Is Cerium unique? Rare earth metals in density-functional theory

Abstract

The presence of f electrons in the rare earths and their interaction with the s and p electrons give rise to a plethora of physical phenomena. One prominent example is the isostructural α-γ phase transition in cerium (Ce). We have shown that density-functional theory (DFT) captures the volume collapse associated with the transition, but only if advanced density functionals such as exact exchange plus correlation in the random-phase approximation (EX+cRPA) are used. The volume collapse is understood in terms of a localization/delocalization of the f electrons. The question we then addressed by applying DFT also to lanthanum (La), praseodymium (Pr) and neodymium (Nd) is, is the isostructural volume collapse in cerium unique?

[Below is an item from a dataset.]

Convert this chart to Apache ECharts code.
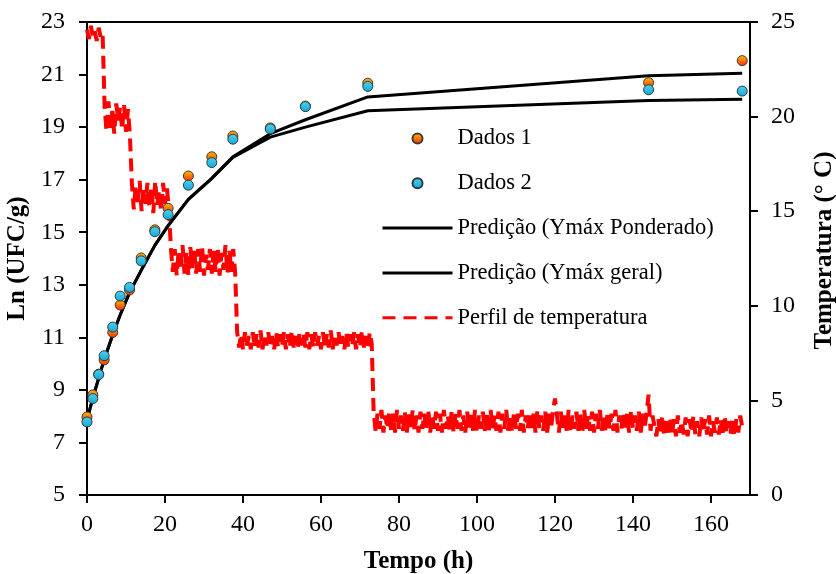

All these elements undergo several structural changes with pressure. We find that the structural transitions are already captured at a lower level of DFT (i.e. with (semi)-local functionals) and therefore conclude that f-electrons are not the driving force in this case. Within hybrid functionals, we find only one phase in lanthanum, which has no f-electrons, and more than one stable solution in the fcc crystal structure for Pr and Nd, as found for Ce. Unlike in Ce, however, the curves are nested and thus no isostructural volume collapse emerges in agreement with experiments.